- Born: James Tait Goodrich April 16, 1946 Portland, Oregon, U.S.
- Died: March 30, 2020 (aged 73) New York City, New York, U.S.
- Occupation: Neurosurgeon
- Known for: 2004 and 2016 separation of conjoined twins
- Spouse: Judy Loudin ​(m. 1970)​

= James T. Goodrich =

American neurosurgeon (1946–2020)

James Tait Goodrich (April 16, 1946 – March 30, 2020) was an American neurosurgeon. He was the director of the Division of Pediatric Neurosurgery at Montefiore Health System and Professor of Clinical Neurological Surgery, Pediatrics, Plastic and Reconstructive Surgery at the Albert Einstein College of Medicine, and gained worldwide recognition for performing multiple successful separations of conjoined twins.
He assisted in two craniopagus separations with Dr. Alferayan A in Riyadh, Saudi Arabia, with the first one done May 5, 2014 (Rana and Raneem) and the second one done February 14, 2016 (Tuga and Yageen).
Both pairs were successfully separated and are doing well.

==Background==
Goodrich was born in Portland, Oregon, the son of Gail (Josselyn), an artist and designer, and Richard Goodrich, who worked in advertising. He received his undergraduate degree from the University of California, Irvine in 1974. He received his master's degree in 1978 and PhD in 1980 from Columbia University. He later returned to Columbia University to earn an MD. He did his medical residency at New York–Presbyterian Hospital. He served in the United States Marine Corps during the Vietnam War.

==Career==

Goodrich was a professor of medicine at the Albert Einstein College of Medicine from 1998 until the time of his death.

Goodrich was best known for his 2004 and 2016 separations of craniopagus conjoined twins, those that share brain tissue and who are at a high risk of death unless separated before the age of 2. Goodrich developed a multi-stage approach to separate such twins, of which he did seven times during his tenure and of which 59 total had been performed in the world as of March 2020. Goodrich stated that such surgery does come with a cost as it is generally impossible to avoid some damage to one of the twin's brains, depending on how much brain material his shared, but had tried to minimize this impact through his process.

Goodrich's first such operation was in 2004 on Carl and Clarence Aguirre.

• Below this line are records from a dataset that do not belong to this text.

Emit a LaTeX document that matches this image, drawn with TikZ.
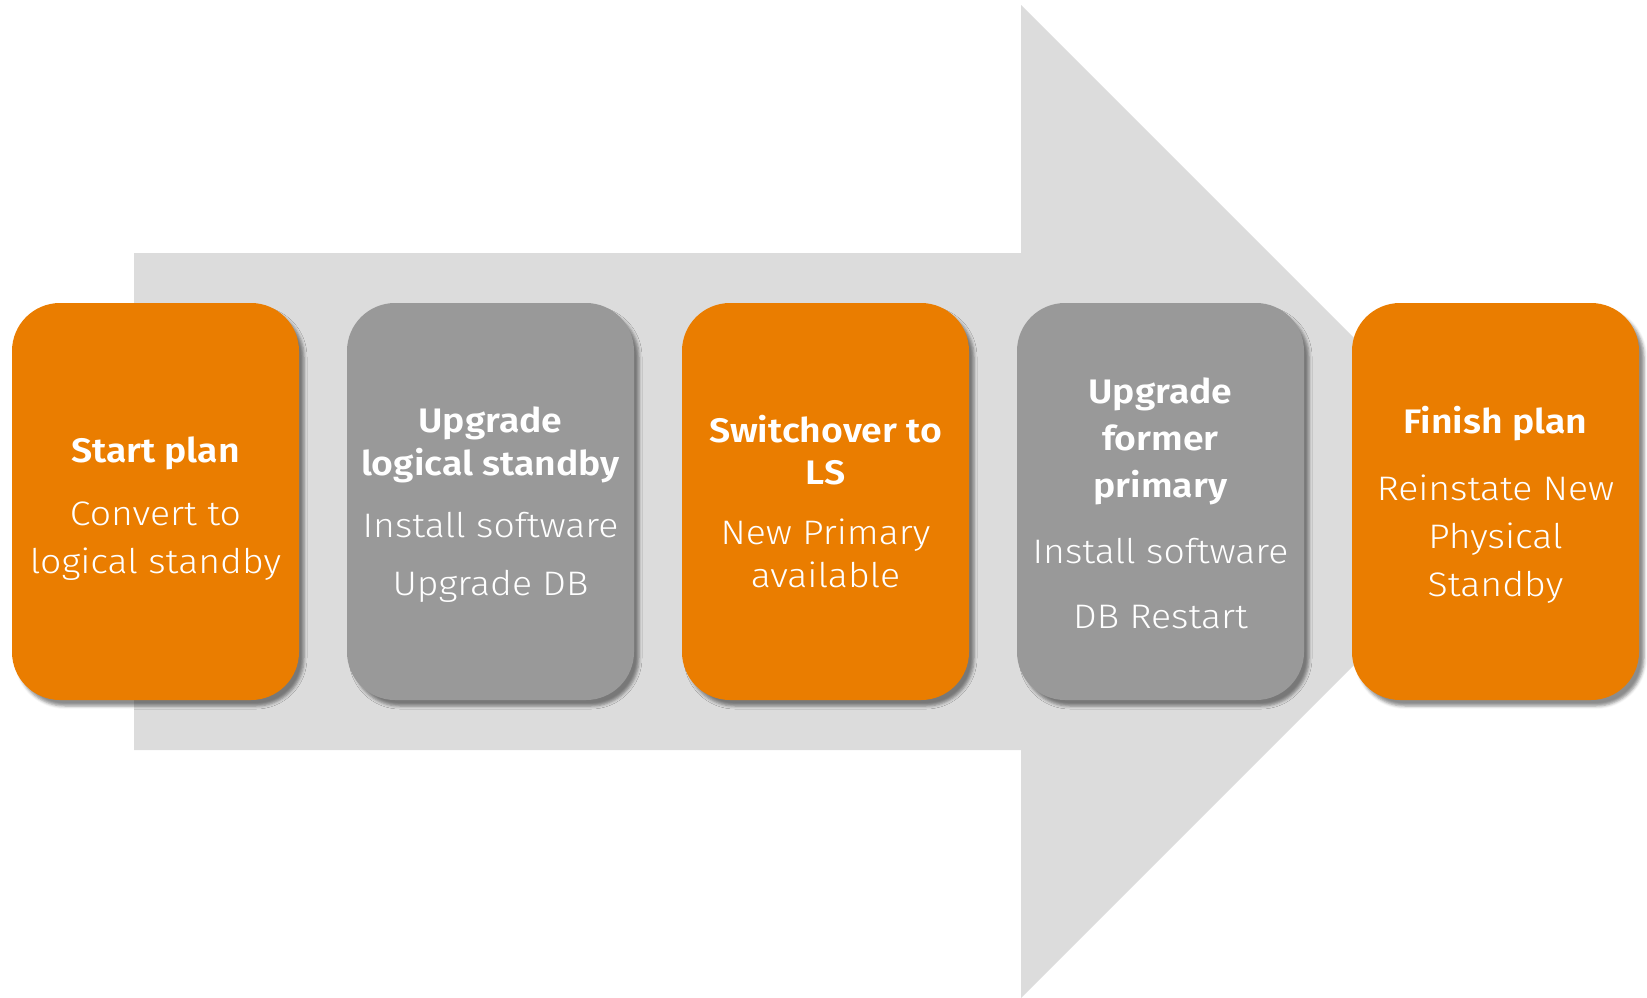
\documentclass[tikz,border=0pt]{standalone}
\usepackage{fontspec}
\setmainfont{Fira Sans}[BoldFont={Fira Sans SemiBold}, FakeStretch=1.1]
\newfontfamily\lightfont{Fira Sans Light}[FakeStretch=1.1]
\usetikzlibrary{shadows.blur}
\definecolor{stepOrange}{HTML}{EA7D00}
\definecolor{stepGray}{HTML}{999999}
\definecolor{arrowGray}{HTML}{DCDCDC}
\begin{document}
\begin{tikzpicture}[x=1pt,y=-1pt,
  card/.style={draw=none, rounded corners=48pt, minimum width=287pt, minimum height=397pt,
    inner sep=0pt, blur shadow={shadow xshift=5pt, shadow yshift=-6pt, shadow blur radius=3pt, shadow opacity=45}},
  orangecard/.style={card, fill=stepOrange},
  graycard/.style={card, fill=stepGray},
  head/.style={anchor=base, text=white, inner sep=0pt, font=\fontsize{34}{40}\selectfont\bfseries},
  body/.style={anchor=base, text=white, inner sep=0pt, font=\fontsize{34}{40}\selectfont\lightfont}]
\useasboundingbox (0,0) rectangle (1647,997);

% big background arrow
\fill[arrowGray] (134,253) -- (1021,253) -- (1021,5) -- (1517.5,501.5)
  -- (1021,998) -- (1021,750) -- (134,750) -- cycle;

% step cards
\node[orangecard] (s1) at (155.5,501.5) {};
\node[graycard]   (s2) at (490.5,501.5) {};
\node[orangecard] (s3) at (825.5,501.5) {};
\node[graycard]   (s4) at (1160.5,501.5) {};
\node[orangecard] (s5) at (1495.5,501.5) {};

% step 1
\node[head] (s1h1) at (155.5,462) {Start plan};
\node[body] (s1b1) at (155.5,525) {Convert to};
\node[body] (s1b2) at (155.5,573) {logical standby};

% step 2
\node[head] (s2h1) at (490.5,432) {Upgrade};
\node[head] (s2h2) at (490.5,475) {logical standby};
\node[body] (s2b1) at (490.5,537) {Install software};
\node[body] (s2b2) at (490.5,595) {Upgrade DB};

% step 3
\node[head] (s3h1) at (825.5,442) {Switchover to};
\node[head] (s3h2) at (825.5,484) {LS};
\node[body] (s3b1) at (825.5,544) {New Primary};
\node[body] (s3b2) at (825.5,587) {available};

% step 4
\node[head] (s4h1) at (1160.5,403) {Upgrade};
\node[head] (s4h2) at (1160.5,450) {former};
\node[head] (s4h3) at (1160.5,497) {primary};
\node[body] (s4b1) at (1160.5,563) {Install software};
\node[body] (s4b2) at (1160.5,628) {DB Restart};

% step 5
\node[head] (s5h1) at (1495.5,433) {Finish plan};
\node[body] (s5b1) at (1495.5,500) {Reinstate New};
\node[body] (s5b2) at (1495.5,548) {Physical};
\node[body] (s5b3) at (1495.5,596) {Standby};
\end{tikzpicture}
\end{document}
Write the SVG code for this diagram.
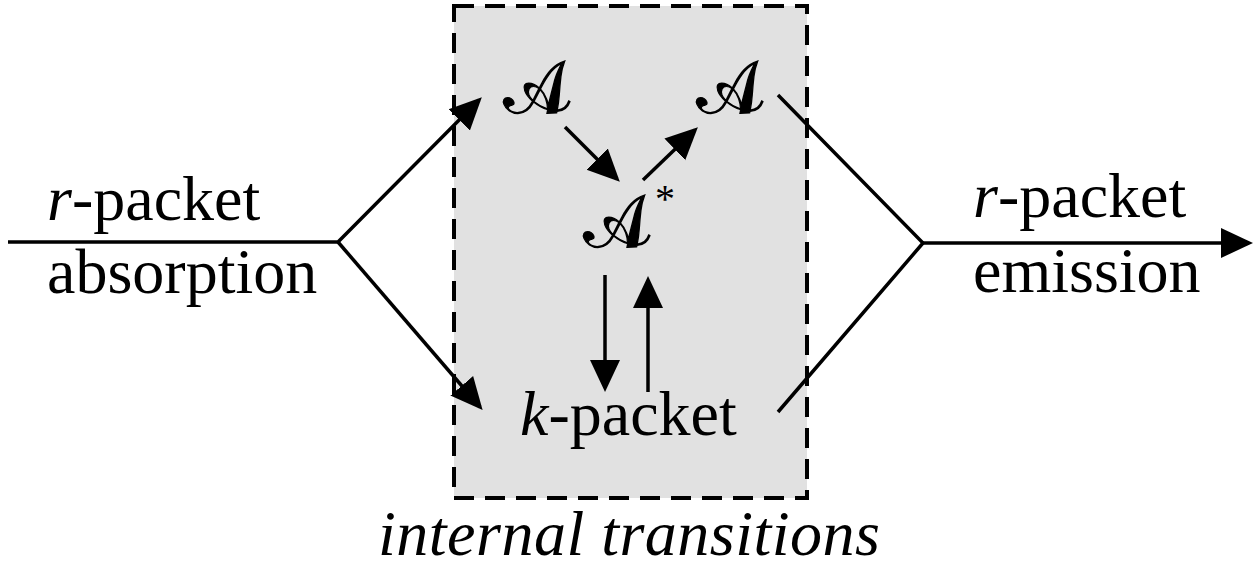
<svg xmlns="http://www.w3.org/2000/svg" width="1260" height="573" viewBox="0 0 1260 573">
<defs>
<marker id="ah" markerUnits="userSpaceOnUse" markerWidth="32" markerHeight="32" viewBox="0 0 32 32" refX="28" refY="16" orient="auto">
<path d="M0,1 L32,16 L0,31 z" fill="#000"/>
</marker>
</defs>
<style>
.t{font-family:"Liberation Serif","Times New Roman",serif;font-size:64px;fill:#000}
.i{font-style:italic}
.a{font-family:"DejaVu Serif","Noto Sans",serif;font-size:74px;fill:#000;stroke:#000;stroke-width:1.2}
.c{fill:none;stroke:#000;stroke-width:3.5}
</style>
<g id="box">
<rect x="454" y="6" width="353" height="492" fill="#e1e1e1" stroke="#000" stroke-width="4" stroke-dasharray="20 11"/>
</g>
<g id="connectors">
<path class="c" d="M8,242 H338 L479,100" marker-end="url(#ah)"/>
<path class="c" d="M338,242 L480,407" marker-end="url(#ah)"/>
<path class="c" d="M778,95 L923,243 L778,412"/>
<path class="c" d="M923,243 H1249" marker-end="url(#ah)"/>
<path class="c" d="M565,127 L617,179" marker-end="url(#ah)"/>
<path class="c" d="M643,180 L695,130" marker-end="url(#ah)"/>
<path class="c" d="M605,275 V388" marker-end="url(#ah)"/>
<path class="c" d="M648,392 V280" marker-end="url(#ah)"/>
</g>
<g id="absorption">
<text class="t" x="47" y="220"><tspan class="i">r</tspan>-packet</text>
<text class="t" x="47" y="293">absorption</text>
</g>
<g id="emission">
<text class="t" x="973" y="217"><tspan class="i">r</tspan>-packet</text>
<text class="t" x="973" y="292">emission</text>
</g>
<g id="A1"><text class="a" transform="translate(507,113) skewX(20)">𝒜</text></g>
<g id="A2"><text class="a" transform="translate(700,113) skewX(20)">𝒜</text></g>
<g id="Astar"><text class="a" transform="translate(587,247) skewX(20)">𝒜</text><text class="t" x="655" y="212" style="font-size:40px">*</text></g>
<g id="kpacket"><text class="t" x="520" y="435"><tspan class="i">k</tspan>-packet</text></g>
<g id="label"><text class="t i" x="378" y="555" textLength="502">internal transitions</text></g>
</svg>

After months of planning, Goodrich led a team of 16 doctors during a 17-hour surgery to separate the twins in 2004. Both twins survived though undertook rehabilitation throughout their youth. Both twins were healthy as of March 2020, but Carl remains mentally underdeveloped behind Clarence. Goodrich led a similar 27-hour surgery with a team of 40 doctors on Jadon and Anias McDonald when they were 13 months old in 2016, and as of January 2019, both twins were still in rehabilitation, with Anias considered a few months behind Jadon, but recovering.

Goodrich was also an historian of medicine, and distinguished collector of antiquarian medical and scientific books. In 1982, he was elected a member of the American Osler Society, an organization of physicians and historians devoted to the celebration of the extraordinary humanistic, scientific, and bibliophilic achievements of Sir William Osler, one of the founding members of Johns Hopkins University.

==Awards and recognition==
Goodrich was named to Best Doctors in America and was listed in the Guide to America's Top Surgeons by the Consumers Council of America and New York magazine. He received the New York City Mayors Award in Science and Technology. He also received the Bronze Medal from the Alumni Association of the College of Physicians and Surgeons. He has also received awards including the Mead-Johnson Award, the Roche Laboratories Award in Neuroscience and the Sir William Osler Medal from the American Association for the History of Medicine in 1978. In 2018, he was awarded a Marquis Who's Who Lifetime Achievement Award.

==Death==
Goodrich died in New York on March 30, 2020, of complications from coronavirus disease 2019 (COVID-19). He is survived by his wife, Judy Loudin, and three sisters.